§ **Dataset rows**:
····················

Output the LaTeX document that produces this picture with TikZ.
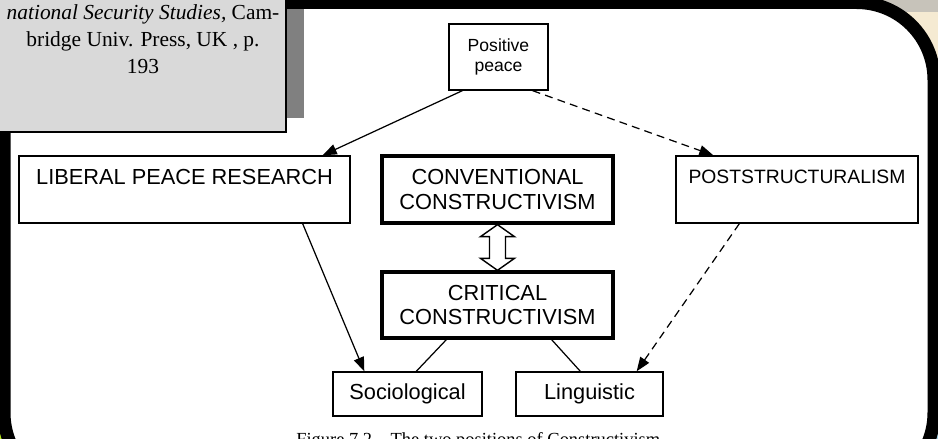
\documentclass[tikz,border=0pt]{standalone}
\usepackage{fontspec}
\setmainfont{Liberation Serif}
\newfontfamily\arialfont{Liberation Sans}
\usetikzlibrary{arrows.meta, calc}

\definecolor{notegrey}{HTML}{D9D9D9}
\definecolor{shadowgrey}{HTML}{808080}
\definecolor{mapbeige}{HTML}{F5EAD2}
\definecolor{mapgrey}{HTML}{C7C3BA}
\definecolor{mapgreen}{HTML}{B4E61E}
\definecolor{mapblue}{HTML}{A9D6E8}

\begin{document}
\begin{tikzpicture}[x=0.02cm, y=-0.02cm,
  box/.style={draw, line width=0.8pt, inner sep=0pt, align=center, font=\arialfont\fontsize{12.4}{14.2}\selectfont},
  thickbox/.style={box, line width=1.9pt},
  link/.style={line width=0.7pt},
  tip/.style={-{Triangle[length=8pt, width=6pt]}},
  dashlink/.style={link, dash pattern=on 4.5pt off 3pt}]
\useasboundingbox (0,0) rectangle (938,439);
\clip (0,0) rectangle (938,439);
\fill[white] (0,0) rectangle (938,439);

% screen behind the slide
\fill[mapgrey] (850,0) rectangle (938,12);
\fill[mapbeige] (850,12) rectangle (938,100);
\fill[mapgreen] (0,400) rectangle (40,439);
\fill[mapblue] (900,400) rectangle (938,439);
\filldraw[fill=white, draw=black, line width=7.4pt, rounded corners=44pt] (4,2.5) rectangle (934,490);

% source note
\fill[shadowgrey] (-20,9) rectangle (304,118);
\filldraw[fill=notegrey, draw=black, line width=1.2pt] (-20,-20) rectangle (286,132);
\node[font=\fontsize{12.2}{15.2}\selectfont, align=center, inner sep=0pt] (srcnote) at (143,39) {\textit{national Security Studies,} Cam-\\bridge Univ. Press, UK , p.\\193};

\node[box, minimum width=1.98cm, minimum height=1.32cm, font=\arialfont\fontsize{10}{11.3}\selectfont] (pos) at (498.5,57) {Positive\\peace};
\node[box, minimum width=6.62cm, minimum height=1.34cm] (lib) at (184.5,189.5) {LIBERAL PEACE RESEARCH\\\phantom{X}};
\node[thickbox, minimum width=4.62cm, minimum height=1.34cm] (conv) at (497.5,189.5) {CONVENTIONAL\\CONSTRUCTIVISM};
\node[box, minimum width=4.84cm, minimum height=1.34cm, font=\arialfont\fontsize{11}{14.2}\selectfont] (post) at (797,189.5) {POSTSTRUCTURALISM\\\phantom{X}};
\node[thickbox, minimum width=4.62cm, minimum height=1.32cm] (crit) at (497.5,305) {CRITICAL\\CONSTRUCTIVISM};
\node[box, minimum width=2.98cm, minimum height=0.88cm] (soc) at (407.5,394) {Sociological};
\node[box, minimum width=2.94cm, minimum height=0.88cm] (ling) at (589.5,394) {Linguistic};

\draw[link, tip] ($(pos.south west)+(14,0)$) -- ($(lib.north east)+(-28,0)$);
\draw[dashlink, tip] ($(pos.south east)+(-16,0)$) -- ($(post.north west)+(38,0)$);
\draw[link, tip] ($(lib.south east)+(-48,0)$) -- ($(soc.north west)+(32,0)$);
\draw[dashlink, tip] ($(post.south west)+(64,0)$) -- ($(ling.north east)+(-27,0)$);
\draw[link] ($(crit.south west)+(66,0)$) -- ($(soc.north west)+(84,0)$);
\draw[link] ($(crit.south east)+(-63,0)$) -- ($(ling.north west)+(65,0)$);

% hollow double arrow
\draw[line width=0.8pt, fill=white] (conv.south) -- ++(17,12) -- ++(-9,0) -- ($(crit.north)+(8,-12)$) -- ++(9,0) -- (crit.north) -- ++(-17,-12) -- ++(9,0) -- ($(conv.south)+(-8,12)$) -- ++(-9,0) -- cycle;

\node[anchor=base west, inner sep=0pt, font=\fontsize{10.5}{12}\selectfont] (caption) at (296,445) {Figure 7.2\quad The two positions of Constructivism};
\end{tikzpicture}
\end{document}
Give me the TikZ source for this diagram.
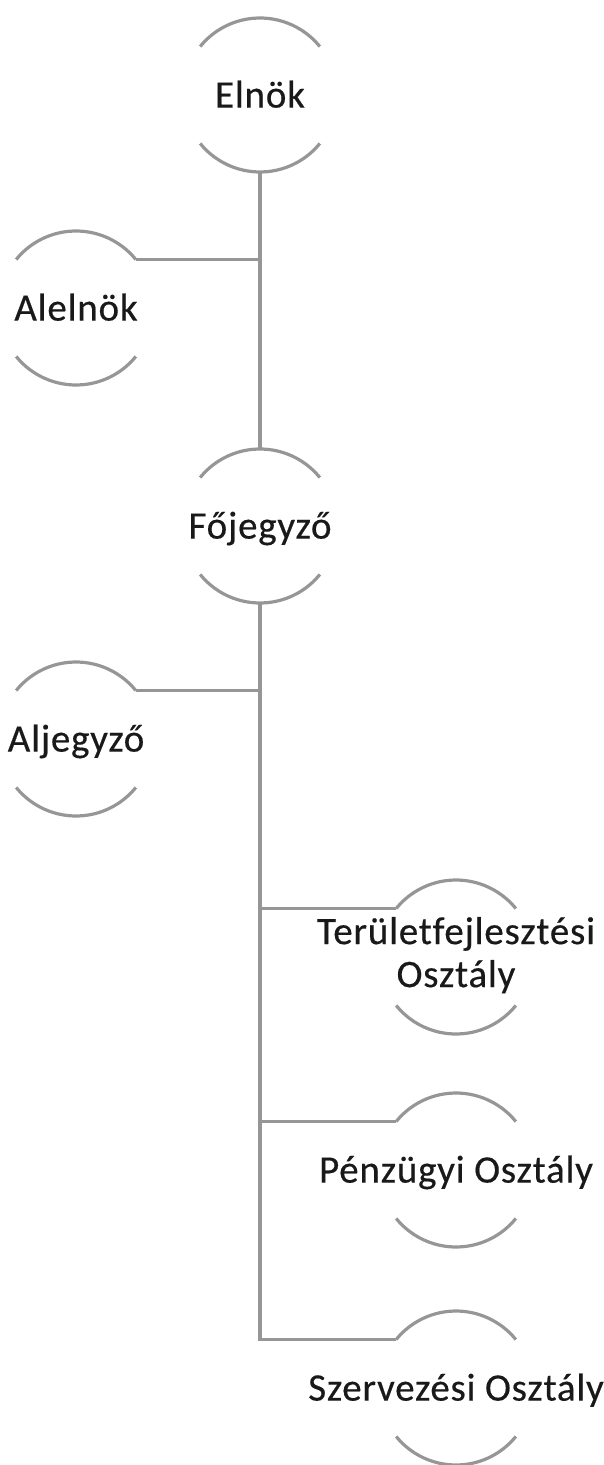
\documentclass[tikz,border=0pt]{standalone}
\usepackage{fontspec}
\setmainfont[LetterSpace=2,FakeBold=0.4,Ligatures=NoCommon]{Carlito}
\usepackage{tikz}

\definecolor{linegray}{RGB}{150,150,150}
\definecolor{textdark}{RGB}{25,25,25}

\begin{document}
\begin{tikzpicture}[x=0.5pt,y=0.5pt,
   unit/.style={circle, minimum size=77pt, inner sep=0pt, outer sep=0pt,
                text=textdark, font=\fontsize{19.5}{21.5}\selectfont},
   oneline/.style={text height=12.6pt, text depth=0pt},
   conn/.style={draw=linegray, line width=1.6pt},
   arcline/.style={draw=linegray, line width=1.6pt}]

   \useasboundingbox (0,0) rectangle (604,-1465);

   % units
   \node[unit,oneline] (elnok)    at (260,-95)   {\makebox[0pt]{Elnök}};
   \node[unit,oneline] (alelnok)  at (76,-308)   {\makebox[0pt]{Alelnök}};
   \node[unit,oneline] (fojegyzo) at (260,-526)  {\makebox[0pt]{Főjegyző}};
   \node[unit,oneline] (aljegyzo) at (76,-739)   {\makebox[0pt]{Aljegyző}};
   \node[unit]         (terulet)  at (456,-957)  {\makebox[0pt]{\begin{tabular}{@{}c@{}}Területfejlesztési\\Osztály\end{tabular}}};
   \node[unit,oneline] (penzugy)  at (456,-1170) {\makebox[0pt]{Pénzügyi Osztály}};
   \node[unit,oneline] (szervez)  at (456,-1388) {\makebox[0pt]{Szervezési Osztály}};

   % arcs above and below each unit
   \foreach \n in {elnok,alelnok,fojegyzo,aljegyzo,terulet,penzugy,szervez} {
      \draw[arcline] (\n.39) arc (39:141:38.5pt);
      \draw[arcline] (\n.219) arc (219:321:38.5pt);
   }

   % connectors
   \draw[conn] (elnok.south) -- (fojegyzo.north);
   \draw[conn] (alelnok.39) -- (alelnok.39 -| elnok.south);
   \draw[conn] (fojegyzo.south) |- (szervez.141);
   \draw[conn] (aljegyzo.39) -- (aljegyzo.39 -| fojegyzo.south);
   \draw[conn] (terulet.141) -- (terulet.141 -| fojegyzo.south);
   \draw[conn] (penzugy.141) -- (penzugy.141 -| fojegyzo.south);

\end{tikzpicture}
\end{document}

····················

§ **Requirements**: Omitting all pictures, restate exactly the lines of the material from its start through the line that contains "align=center, inner sep=0pt]".

§ **Solution to the exercise**:
Output the LaTeX document that produces this picture with TikZ.
\documentclass[tikz,border=0pt]{standalone}
\usepackage{fontspec}
\setmainfont{Liberation Serif}
\newfontfamily\arialfont{Liberation Sans}
\usetikzlibrary{arrows.meta, calc}

\definecolor{notegrey}{HTML}{D9D9D9}
\definecolor{shadowgrey}{HTML}{808080}
\definecolor{mapbeige}{HTML}{F5EAD2}
\definecolor{mapgrey}{HTML}{C7C3BA}
\definecolor{mapgreen}{HTML}{B4E61E}
\definecolor{mapblue}{HTML}{A9D6E8}

\begin{document}
\begin{tikzpicture}[x=0.02cm, y=-0.02cm,
  box/.style={draw, line width=0.8pt, inner sep=0pt, align=center, font=\arialfont\fontsize{12.4}{14.2}\selectfont},
  thickbox/.style={box, line width=1.9pt},
  link/.style={line width=0.7pt},
  tip/.style={-{Triangle[length=8pt, width=6pt]}},
  dashlink/.style={link, dash pattern=on 4.5pt off 3pt}]
\useasboundingbox (0,0) rectangle (938,439);
\clip (0,0) rectangle (938,439);
\fill[white] (0,0) rectangle (938,439);

% screen behind the slide
\fill[mapgrey] (850,0) rectangle (938,12);
\fill[mapbeige] (850,12) rectangle (938,100);
\fill[mapgreen] (0,400) rectangle (40,439);
\fill[mapblue] (900,400) rectangle (938,439);
\filldraw[fill=white, draw=black, line width=7.4pt, rounded corners=44pt] (4,2.5) rectangle (934,490);

% source note
\fill[shadowgrey] (-20,9) rectangle (304,118);
\filldraw[fill=notegrey, draw=black, line width=1.2pt] (-20,-20) rectangle (286,132);
\node[font=\fontsize{12.2}{15.2}\selectfont, align=center, inner sep=0pt] (srcnote) at (143,39) {\textit{national Security Studies,} Cam-\\bridge Univ. Press, UK , p.\\193};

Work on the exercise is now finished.